Mr Oaten quit after being exposed by the News of the World for having a relationship with a male prostitute.

Mr Hughes, a contender for the party leadership, said his colleague did not have to resign as an MP.

Lembit Opik, who ran the short-lived Oaten leadership campaign, said Mr Oaten should be given "space".

'Serve constituents'

Mr Hughes said: "He's stood down from the front bench; that is the price he's paid. I don't think it follows that you stand down as an MP.

"If you look back in history, many people have given up office but they have continued to serve their constituents very well.

"I would urge Mark to continue to do that for the time being. I hope that people will understand, I hope forgive, and allow him to move on."

Earlier, Lib Dem peer Lord McNally told BBC Radio 4's Today programme that Mr Oaten should now concentrate on his wife and family, before considering his future political career.

Lord McNally cited the example of Tory minister John Profumo, who was forced to quit his job for lying over his affair with call girl Christine Keeler.

He said Mr Profumo, who worked for charities in the East End of London, had "made a real contribution to the betterment of humanity" afterwards.

'Family first'

Father-of-two Mr Oaten resigned as home affairs spokesman, following newspaper claims that he had a relationship with a 23-year-old man.

The Winchester MP, 41, has apologised to his family and appealed for privacy.

Mr Oaten's resignation from the party front bench came just weeks after Mr Kennedy quit as party leader after confessing to alcohol problems.
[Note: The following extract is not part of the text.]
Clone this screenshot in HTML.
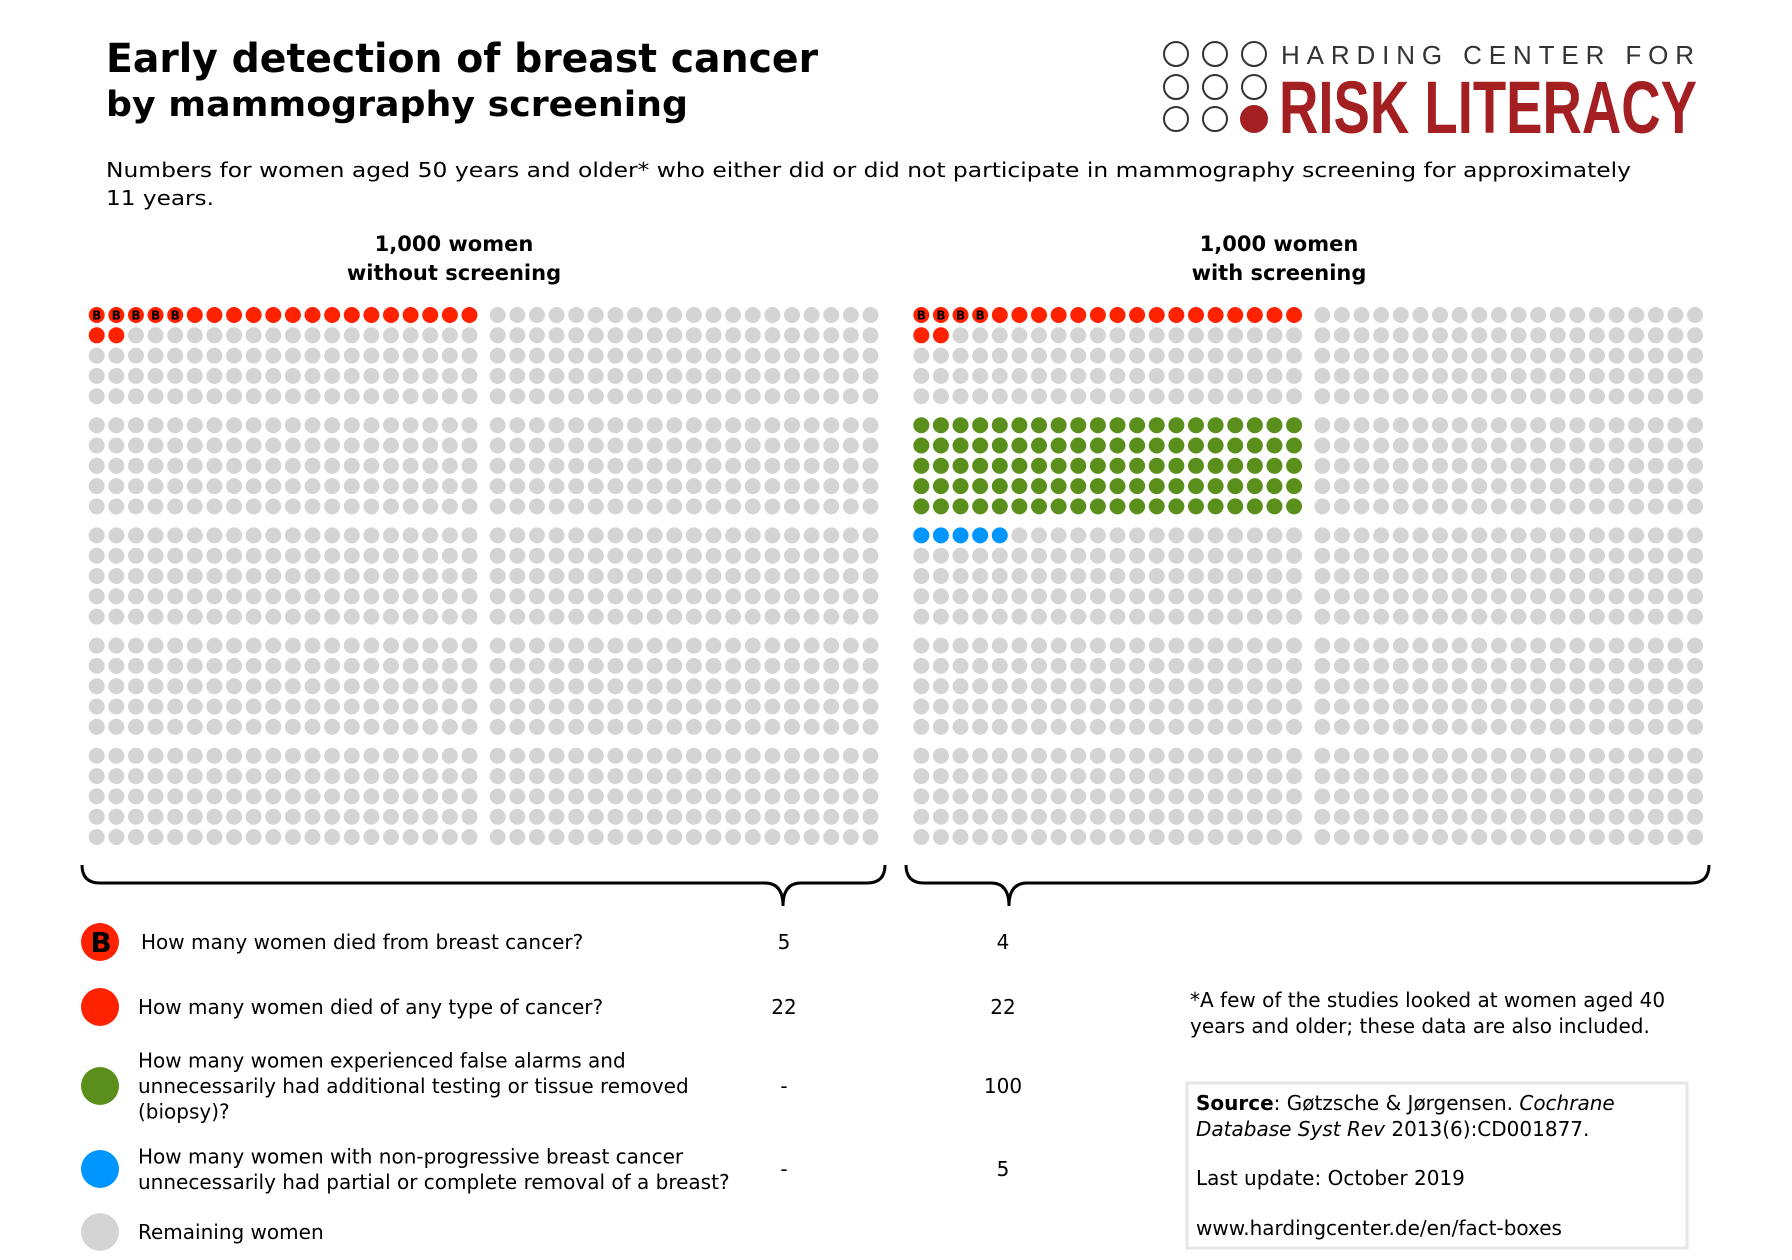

Sir Menzies Campbell, leader since Mr Kennedy's resignation, and fellow leadership candidate Chris Huhne both said the party was big enough to move on.

In a statement, Mr Oaten, who quit the leadership race on Thursday, apologised for "errors of judgement in personal behaviour".

When standing down as a Lib Dem leadership challenger on Thursday, Mr Oaten said the remaining three contenders all "had much more support" among MPs.

His withdrawal left Sir Menzies, Mr Huhne and Simon Hughes as the remaining candidates.

Mr Oaten's deputy, Alistair Carmichael, has taken over temporarily as home affairs spokesman.